Comment by giancarlostoro
6 hours ago
I wonder how long till some breakthrough comes along that makes a new architecture that can run efficiently and cheaper on basic hardware, that'd be the real AI bubble, if you could train and run inference locally at lower cost. Microsoft had one that is supposed to run fine on regular CPUs though I'm not sure how far along we can reasonably take that. They say our brains can store 2.5 PB, but we use drastically less (though I can't find a ballpark) of "RAM" to reason about things, so makes you wonder, just how efficient can we take things. Our bodies use drastically less power too.
How long? We already have that. Qwen3.6 have 35b/27b models that beat chatgpt4o. You can run them at home in one GPU. DeepSeekV4 just came up with a new way to have super long context with KV cache an order of magnitude smaller than before. It's already going on!
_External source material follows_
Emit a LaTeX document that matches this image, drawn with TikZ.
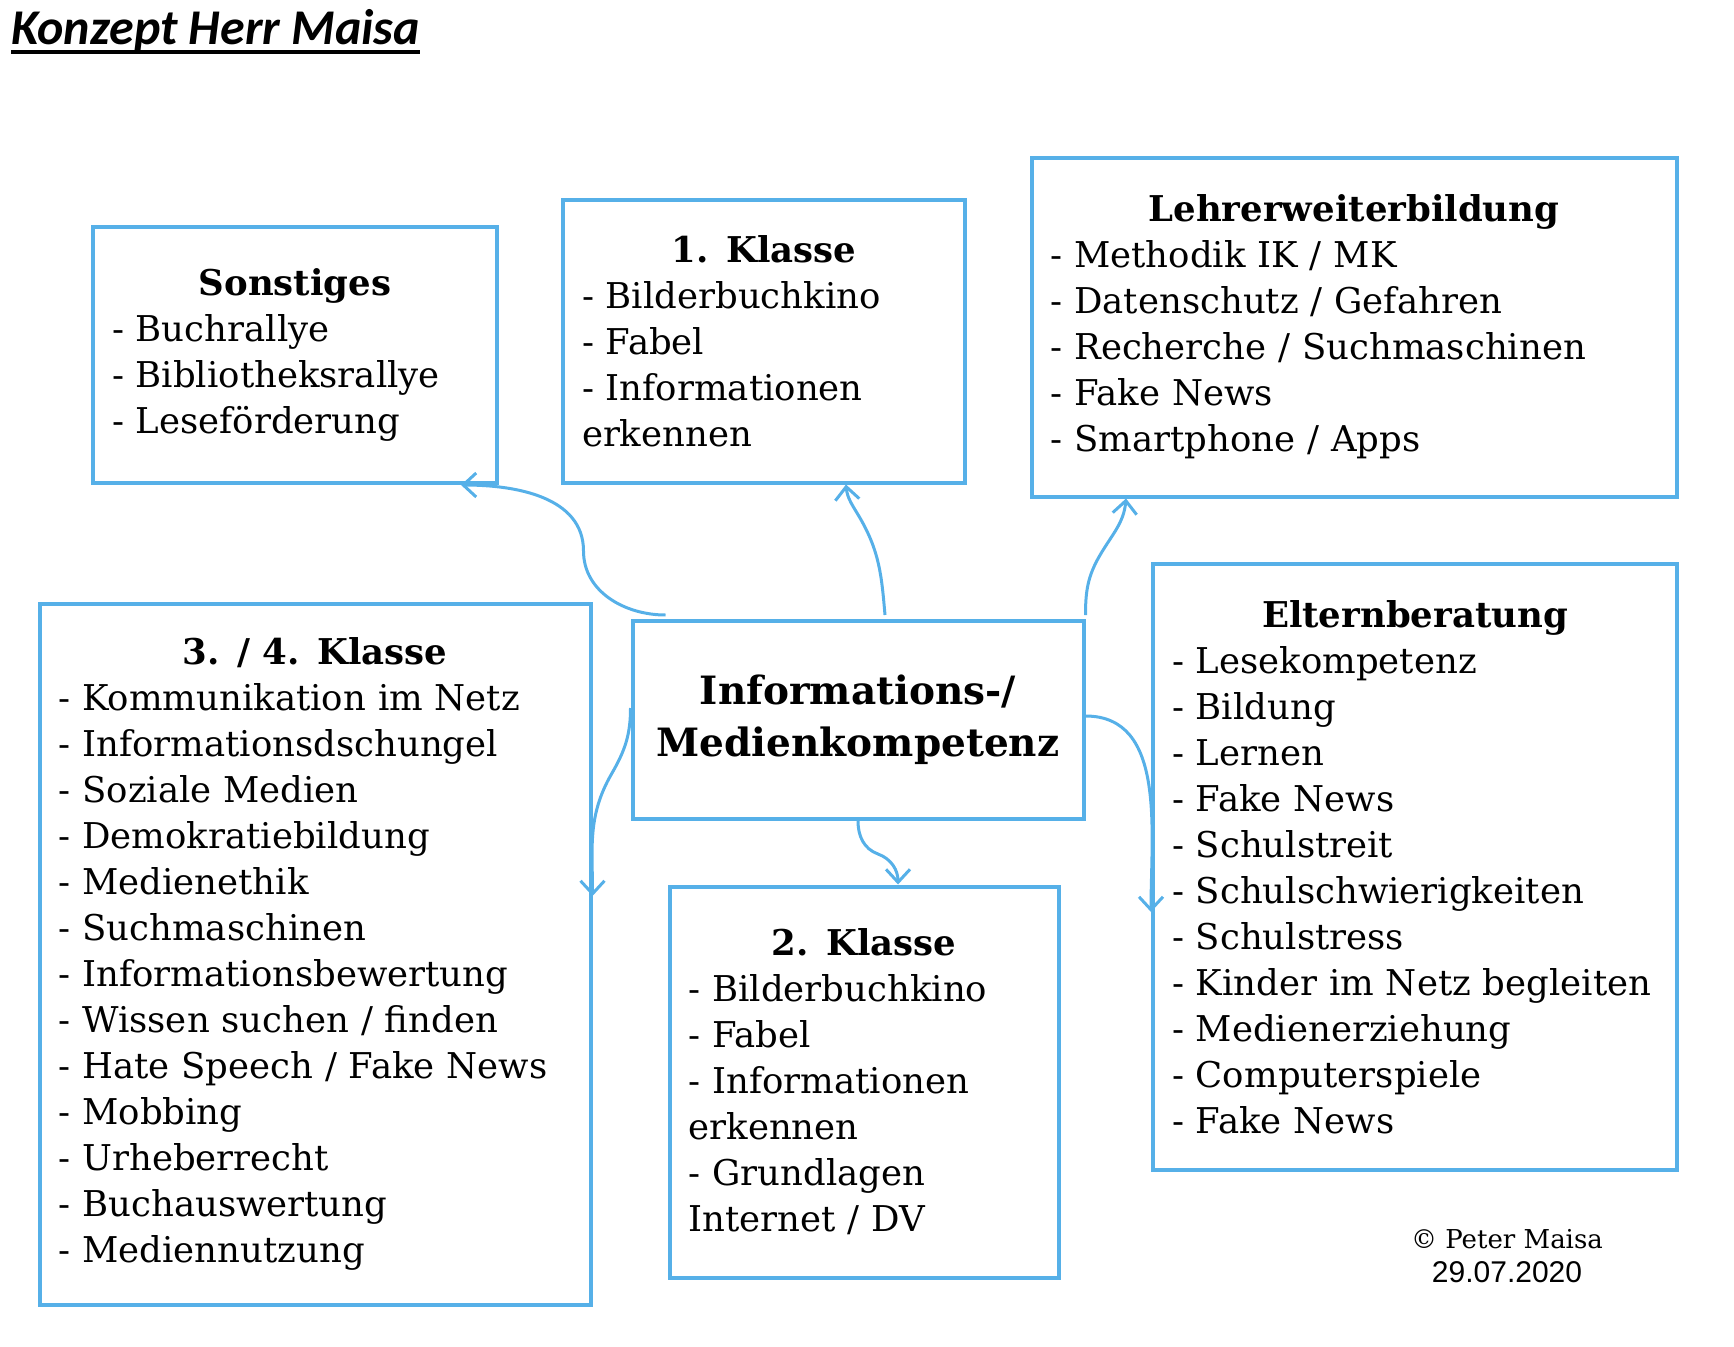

I've been experimenting with running a few models for local inference, some of them get "stuck" in a repeat loop of trying the same thing endlessly, its weird. Others are really good. If they can ever handle about 400k tokens (maybe less, but from experience with Claude after the 1 million token increase this seemed to be a good sweet spot) without going batcrap crazy I'll be impressed, mostly because I would like them to read more of the codebase instead of just making assumptions. Although I've been building a custom harness, and I'm just about to start working on the tool building features for the harness. I already have a system similar to what Beads does but I didn't like some things about Beads so I made my own to track tasks, so context window doesnt need to be super massive for task tracking.
> Our bodies use drastically less power too.
To be fair, we compute a lot slower too. No way in hell are you (or I) able to produce 'tokens' at the same speed as current models.
It'd be interesting to see an actual comparison of humans and AI performing the same (cognitive) task and measuring the amount of energy that was used.